↓

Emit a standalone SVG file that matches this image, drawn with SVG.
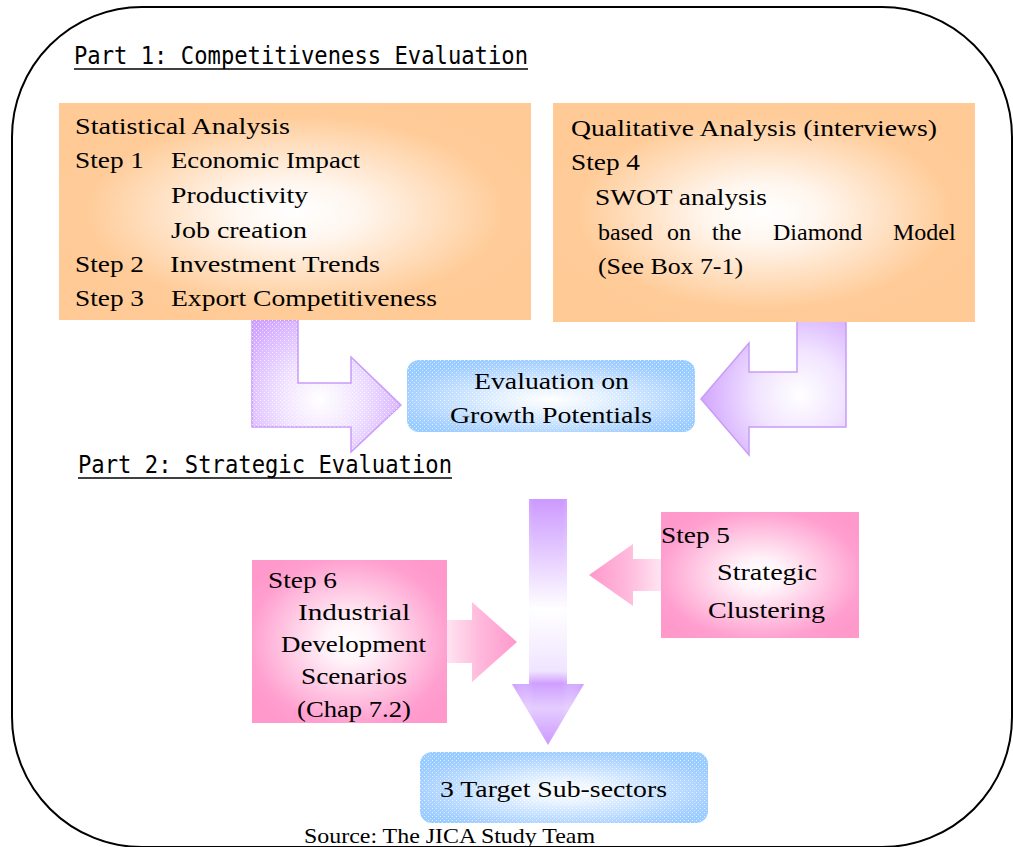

↑
↓

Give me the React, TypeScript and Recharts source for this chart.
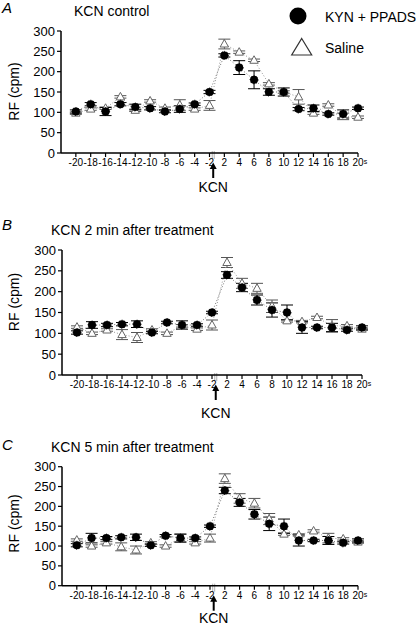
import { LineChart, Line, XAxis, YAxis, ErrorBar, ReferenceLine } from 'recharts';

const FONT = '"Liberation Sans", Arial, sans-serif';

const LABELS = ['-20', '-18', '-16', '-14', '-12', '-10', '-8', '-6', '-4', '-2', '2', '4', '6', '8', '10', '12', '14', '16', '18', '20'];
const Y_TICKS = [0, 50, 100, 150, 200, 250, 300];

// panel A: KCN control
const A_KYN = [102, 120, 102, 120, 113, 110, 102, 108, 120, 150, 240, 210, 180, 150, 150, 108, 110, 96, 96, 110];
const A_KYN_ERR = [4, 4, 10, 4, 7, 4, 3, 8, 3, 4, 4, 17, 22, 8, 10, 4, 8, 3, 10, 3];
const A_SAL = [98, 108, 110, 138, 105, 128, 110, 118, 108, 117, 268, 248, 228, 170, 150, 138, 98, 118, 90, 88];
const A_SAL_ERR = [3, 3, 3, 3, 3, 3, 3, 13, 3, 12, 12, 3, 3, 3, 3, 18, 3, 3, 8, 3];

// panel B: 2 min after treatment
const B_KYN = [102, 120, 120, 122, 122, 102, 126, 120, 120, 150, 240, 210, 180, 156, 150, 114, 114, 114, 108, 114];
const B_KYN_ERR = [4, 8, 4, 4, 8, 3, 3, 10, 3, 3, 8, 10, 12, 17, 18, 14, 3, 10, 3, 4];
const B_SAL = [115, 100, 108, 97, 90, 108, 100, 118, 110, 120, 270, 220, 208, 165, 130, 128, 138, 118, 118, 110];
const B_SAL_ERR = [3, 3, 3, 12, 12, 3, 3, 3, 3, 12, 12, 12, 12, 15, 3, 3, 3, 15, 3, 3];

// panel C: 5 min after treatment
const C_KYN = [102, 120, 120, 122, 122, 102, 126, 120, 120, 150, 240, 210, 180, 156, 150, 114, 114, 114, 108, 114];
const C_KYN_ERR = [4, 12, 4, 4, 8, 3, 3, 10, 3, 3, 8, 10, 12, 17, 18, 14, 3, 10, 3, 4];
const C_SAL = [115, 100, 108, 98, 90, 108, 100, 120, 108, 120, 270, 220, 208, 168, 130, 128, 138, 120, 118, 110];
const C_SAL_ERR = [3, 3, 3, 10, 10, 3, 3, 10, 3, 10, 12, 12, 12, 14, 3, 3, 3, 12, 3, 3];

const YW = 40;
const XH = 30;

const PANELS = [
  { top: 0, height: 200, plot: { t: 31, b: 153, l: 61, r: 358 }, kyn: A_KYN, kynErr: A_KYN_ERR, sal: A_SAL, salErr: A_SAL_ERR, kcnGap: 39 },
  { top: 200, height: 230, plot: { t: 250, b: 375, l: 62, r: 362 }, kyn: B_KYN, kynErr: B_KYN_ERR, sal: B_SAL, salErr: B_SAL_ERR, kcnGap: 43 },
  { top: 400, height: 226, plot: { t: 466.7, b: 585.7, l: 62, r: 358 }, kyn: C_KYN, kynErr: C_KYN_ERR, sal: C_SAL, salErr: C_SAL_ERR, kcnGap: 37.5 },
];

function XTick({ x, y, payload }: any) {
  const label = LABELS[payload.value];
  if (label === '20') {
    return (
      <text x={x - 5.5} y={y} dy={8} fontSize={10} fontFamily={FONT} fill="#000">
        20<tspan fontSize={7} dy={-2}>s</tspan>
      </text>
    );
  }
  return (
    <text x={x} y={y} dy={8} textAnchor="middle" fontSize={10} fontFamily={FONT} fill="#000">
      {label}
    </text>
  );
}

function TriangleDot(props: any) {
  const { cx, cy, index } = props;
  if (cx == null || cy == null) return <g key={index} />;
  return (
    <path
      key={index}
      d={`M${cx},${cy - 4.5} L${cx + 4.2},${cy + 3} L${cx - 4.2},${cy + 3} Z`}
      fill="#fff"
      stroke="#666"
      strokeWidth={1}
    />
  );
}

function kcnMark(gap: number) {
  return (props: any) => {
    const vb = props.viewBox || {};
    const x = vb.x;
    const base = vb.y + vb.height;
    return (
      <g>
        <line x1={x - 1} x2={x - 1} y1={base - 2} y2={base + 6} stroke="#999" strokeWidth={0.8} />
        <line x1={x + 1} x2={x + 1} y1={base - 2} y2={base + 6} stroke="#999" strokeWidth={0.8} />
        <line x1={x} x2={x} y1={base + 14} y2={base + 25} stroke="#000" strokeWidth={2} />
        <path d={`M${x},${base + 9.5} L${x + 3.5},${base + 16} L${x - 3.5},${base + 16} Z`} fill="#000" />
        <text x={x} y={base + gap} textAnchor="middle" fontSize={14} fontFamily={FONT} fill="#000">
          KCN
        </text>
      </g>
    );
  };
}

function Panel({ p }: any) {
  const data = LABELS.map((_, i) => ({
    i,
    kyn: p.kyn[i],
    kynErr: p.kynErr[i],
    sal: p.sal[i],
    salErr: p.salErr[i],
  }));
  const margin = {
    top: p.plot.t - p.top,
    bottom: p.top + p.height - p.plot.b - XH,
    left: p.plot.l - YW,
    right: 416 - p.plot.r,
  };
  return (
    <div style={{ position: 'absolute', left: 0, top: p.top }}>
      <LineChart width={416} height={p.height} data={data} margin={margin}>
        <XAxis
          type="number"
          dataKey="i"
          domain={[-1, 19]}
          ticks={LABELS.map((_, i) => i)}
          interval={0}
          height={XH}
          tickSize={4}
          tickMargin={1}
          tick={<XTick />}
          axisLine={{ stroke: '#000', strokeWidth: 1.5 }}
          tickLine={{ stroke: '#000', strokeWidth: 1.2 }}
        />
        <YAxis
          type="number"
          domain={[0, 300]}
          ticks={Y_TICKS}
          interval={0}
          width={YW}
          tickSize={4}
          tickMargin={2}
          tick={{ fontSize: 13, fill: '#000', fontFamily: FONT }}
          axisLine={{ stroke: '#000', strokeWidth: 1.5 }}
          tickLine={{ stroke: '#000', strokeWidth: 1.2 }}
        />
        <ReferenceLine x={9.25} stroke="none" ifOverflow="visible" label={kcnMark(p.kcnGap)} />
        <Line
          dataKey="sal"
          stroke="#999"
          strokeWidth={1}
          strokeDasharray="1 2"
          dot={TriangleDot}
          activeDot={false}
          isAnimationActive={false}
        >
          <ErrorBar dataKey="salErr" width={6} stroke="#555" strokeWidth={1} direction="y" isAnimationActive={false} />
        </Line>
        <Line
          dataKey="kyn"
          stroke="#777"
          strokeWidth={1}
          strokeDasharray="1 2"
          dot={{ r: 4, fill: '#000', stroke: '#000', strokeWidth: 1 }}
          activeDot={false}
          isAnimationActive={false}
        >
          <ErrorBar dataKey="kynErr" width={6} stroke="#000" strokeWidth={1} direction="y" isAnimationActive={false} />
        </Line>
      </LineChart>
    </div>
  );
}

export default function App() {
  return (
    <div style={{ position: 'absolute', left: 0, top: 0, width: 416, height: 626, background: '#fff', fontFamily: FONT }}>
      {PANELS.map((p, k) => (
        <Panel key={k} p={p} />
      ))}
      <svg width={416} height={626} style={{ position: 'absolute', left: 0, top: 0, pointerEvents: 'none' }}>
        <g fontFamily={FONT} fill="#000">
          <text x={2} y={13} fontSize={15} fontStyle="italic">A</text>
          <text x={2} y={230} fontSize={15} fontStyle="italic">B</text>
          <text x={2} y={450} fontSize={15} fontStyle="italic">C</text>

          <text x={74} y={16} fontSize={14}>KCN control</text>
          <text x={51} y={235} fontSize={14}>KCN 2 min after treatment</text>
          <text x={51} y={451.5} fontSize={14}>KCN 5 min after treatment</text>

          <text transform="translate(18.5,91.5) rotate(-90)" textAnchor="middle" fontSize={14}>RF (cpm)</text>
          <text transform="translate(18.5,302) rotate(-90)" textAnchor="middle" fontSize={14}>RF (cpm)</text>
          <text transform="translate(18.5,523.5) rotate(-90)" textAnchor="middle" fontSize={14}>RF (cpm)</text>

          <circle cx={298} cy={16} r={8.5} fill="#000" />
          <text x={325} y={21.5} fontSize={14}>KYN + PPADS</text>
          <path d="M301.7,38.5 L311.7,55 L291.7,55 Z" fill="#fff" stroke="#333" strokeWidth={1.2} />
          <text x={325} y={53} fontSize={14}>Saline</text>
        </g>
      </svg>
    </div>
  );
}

↑

## TASK OBJECTIVE
Keep to the lines between the line with "Give me the" and the line with "3, 15, 3, 3];", inclusive, and transcribe them without pictures.

## FINAL RESULT
Give me the React, TypeScript and Recharts source for this chart.
import { LineChart, Line, XAxis, YAxis, ErrorBar, ReferenceLine } from 'recharts';

const FONT = '"Liberation Sans", Arial, sans-serif';

const LABELS = ['-20', '-18', '-16', '-14', '-12', '-10', '-8', '-6', '-4', '-2', '2', '4', '6', '8', '10', '12', '14', '16', '18', '20'];
const Y_TICKS = [0, 50, 100, 150, 200, 250, 300];

// panel A: KCN control
const A_KYN = [102, 120, 102, 120, 113, 110, 102, 108, 120, 150, 240, 210, 180, 150, 150, 108, 110, 96, 96, 110];
const A_KYN_ERR = [4, 4, 10, 4, 7, 4, 3, 8, 3, 4, 4, 17, 22, 8, 10, 4, 8, 3, 10, 3];
const A_SAL = [98, 108, 110, 138, 105, 128, 110, 118, 108, 117, 268, 248, 228, 170, 150, 138, 98, 118, 90, 88];
const A_SAL_ERR = [3, 3, 3, 3, 3, 3, 3, 13, 3, 12, 12, 3, 3, 3, 3, 18, 3, 3, 8, 3];

// panel B: 2 min after treatment
const B_KYN = [102, 120, 120, 122, 122, 102, 126, 120, 120, 150, 240, 210, 180, 156, 150, 114, 114, 114, 108, 114];
const B_KYN_ERR = [4, 8, 4, 4, 8, 3, 3, 10, 3, 3, 8, 10, 12, 17, 18, 14, 3, 10, 3, 4];
const B_SAL = [115, 100, 108, 97, 90, 108, 100, 118, 110, 120, 270, 220, 208, 165, 130, 128, 138, 118, 118, 110];
const B_SAL_ERR = [3, 3, 3, 12, 12, 3, 3, 3, 3, 12, 12, 12, 12, 15, 3, 3, 3, 15, 3, 3];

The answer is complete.